Last week, I stopped by a friend’s house, ate some pizza and talked about old times, and he showed me the latest acquisitions to his gun collection.
My buddy is a good guy, obeys the law and teaches gun safety.
But, folks like him—and every other lawful gun owner—are feeling the heat from the state of Illinois. Lawmakers are contemplating fingerprinting every legal gun owner in the state.
Nothing divides Illinoisans more than issues involving gun-owner rights.
Believe me; I’ve covered these political tussles in Springfield for more than 20 years.
And, frankly, it’s an issue that I find tiresome to write about because the debate always generates more heat than light.
Eventually one side says the blood of children is on the other’s hands. Then the other claims that their opponents want to tear up the Constitution.
It goes downhill from there.
The one thing that folks on both sides of the gun debate can agree on is that criminals and seriously mentally ill people shouldn’t be packing heat.
The different views on guns in Illinois are more often cultural and geographic than they are partisan.
I grew up on a farm near Galesburg, Ill., and hunted with my father and brother. It was a good time to talk and enjoy the outdoors and, occasionally, bring something home for supper.
I was also taught to have a reverent respect for the lethality of guns and how to handle firearms in the proper manner. However, I have friends who grew up in Chicago whose experiences with firearms are far different than mine are.
When I hear gunfire through my bedroom window, I wonder if rabbit or squirrel season has begun. They’d wonder if gang members are at it again.
As the parent of three young daughters, I can’t imagine what it’s like to live in a place where gun violence is a way of life.
According to the Congressional Research Service, there are more than 300 million guns in the United States. Other estimates put the number of guns at more than 400 million. If that is the case, this nation has more guns than people.
No matter what laws are passed, that number is unlikely to get smaller anytime soon.
In fact, every time a gun-control measure is proposed, gun sales go up.
Just so you know where I fit in this spectrum, I’m a passive gun owner. I find myself sitting in a deer blind once a year waiting to land that ever-elusive buck. I’ve yet to harvest one. (My wife would say it probably has something to do with me having my nose in a book the whole time that I’m supposed to be watching for deer.)
Regardless, I’m one of the people who would be required by Illinois Senate Bill 1966 to be fingerprinted when applying for or renewing a Firearms Owners Identification (FOID). In fact, all gun owners are the targets of the legislation.
Illinois already has some of the most restrictive gun laws. Despite this, some areas of Chicago remain a quagmire of gun violence.

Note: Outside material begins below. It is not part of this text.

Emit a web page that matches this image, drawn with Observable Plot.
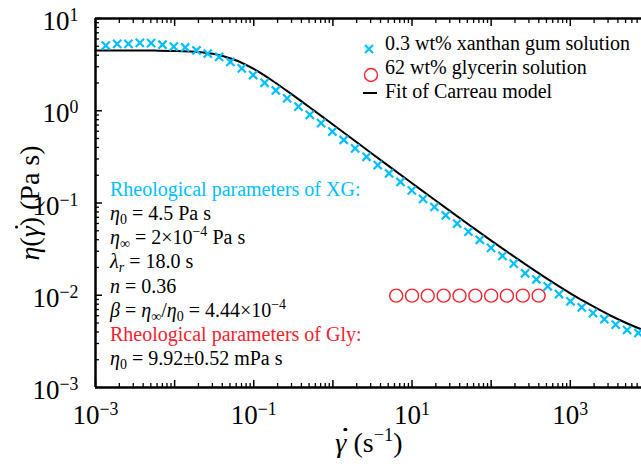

In regard to the proposed law, I’m ambivalent. I spent more than $100 three years ago to be fingerprinted for a conceal-carry license. So, my prints are already on file.
But, many people would find the prospect of spending a significant sum of money just to continue to legally keep a gun they have long owned to be burdensome. I suspect an unintended consequence of the legislation would be that many gun owners would decline to renew their FOID cards yet still keep their guns.
This would turn many otherwise law-abiding citizens into potential felons. For a law to be effective, it needs widespread compliance.
For example, I don’t drink, but I can see the foolishness that was once the prohibition of alcohol.
Gun ownership isn’t just a pervasive custom like alcohol consumption; the U.S. Supreme Court has affirmed that it is a constitutional right. That doesn’t mean restrictions can’t be put in place, but it does call for extra care on the part of legislators.
Guns are just a tool that can bring security or despair.
As a society, we need to focus on the underlying reasons for violence: mental illness, the lack of mentoring, particularly of boys and young men, and the need for swift and certain consequences for those who choose to do harm to others.